C'era adrenalina nell'aria, ieri, per le strade di Roma.
Non era passato un secolo, ma 31 anni dall'ultima volta che la Roma aveva disputato una finale europea, e 61, sì sessantuno, dall'ultima, anzi dall'unica vittoria, ma era la pionieristica Coppa delle Fiere, nulla a che vedere nemmeno con questa Conference League, tanto sbeffeggiata eppure, come ricordava capitan Pellegrini alla vigilia, «meglio giocarsela sul campo che guardarla dal divano». Al resto d'Italia, per il secondo anno consecutivo, è toccato il divano, spettatori delle imprese giallorosse, le più illustri d'Italia (e la cosa, più che inorgoglire i romanisti, dovrebbe far riflettere una volta di più sullo stato di salute del calcio italiano, ma questa è un'altra storia). Che il nostro pallone possa ripartire da questa serata, è tutto da dimostrare. Che l'Italia abbia dovuto attendere il ritorno di Mourinho per rivincere una coppa europea, dodici anni dopo la Champions interista, dice molto dell' integrità professionale del tecnico portoghese ma, anche, della dimensione del nostro calcio, ormai più a suo agio nelle ristrettezze dello stadio di Tirana che nelle larghezze del Bernabeu, dove i nerazzurri sconfissero il Bayern nel 2010.

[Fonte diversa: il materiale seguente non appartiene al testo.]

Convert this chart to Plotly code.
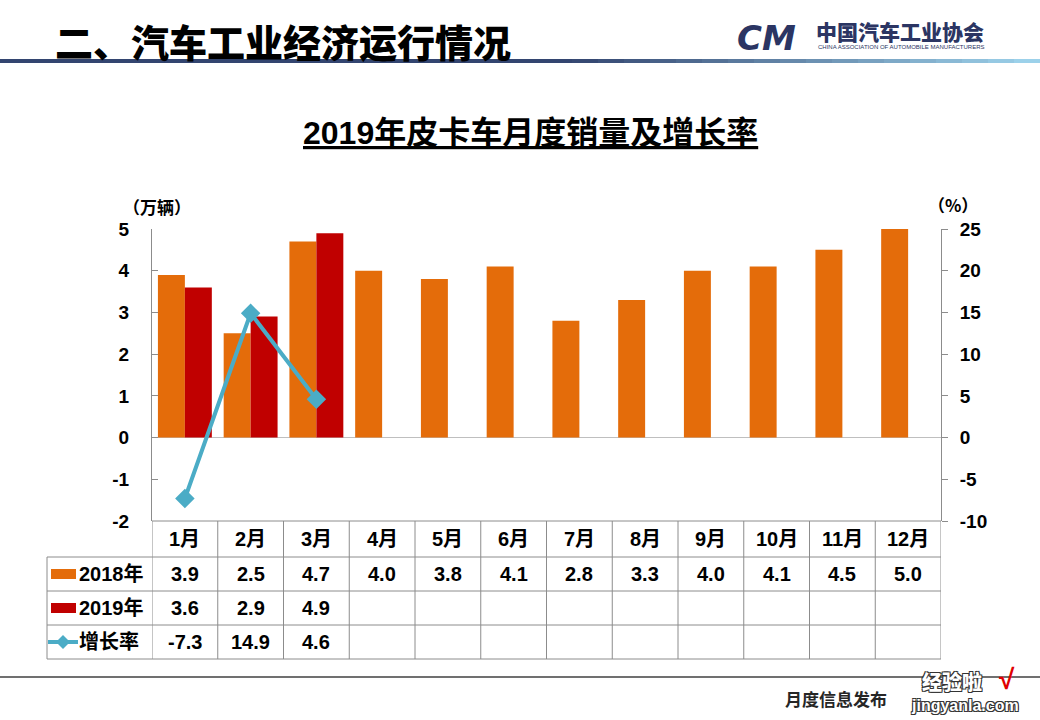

Che la storia della Roma da oggi possa diventare un racconto di successi, è auspicabile per la Capitale e per il Paese, ma in realtà era già accaduto prima che la squadra scendesse in campo. E non ieri, ma giorni e mesi fa. L'intuizione vincente di Mourinho è stata comprendere al volo come ravvivare un amore via via immalinconito dai distacchi di Totti e De Rossi. Serviva una guida, un totem, un nuovo capostipite che riaccendesse l'antico fuoco: chi meglio di lui? La Roma ha vinto. Ma ben prima di ieri sera. È accaduto tutte le volte che in questa straordinaria stagione l'Olimpico ha registrato il tutto esaurito, l'ultima ieri sera, in cinquantamila per vedere un prato verde e un maxischermo, per condividere un sentimento, un senso di appartenenza, prima che una gioia. Non è il risultato del campo che può modificare questo moto dell'anima. Non è la vittoria che rinnova l'amore. Ma è bello, finalmente, sentire che il mondo stia dalla tua parte. Todo cambia, cantava Mercedes Sosa. Anche per i romanisti.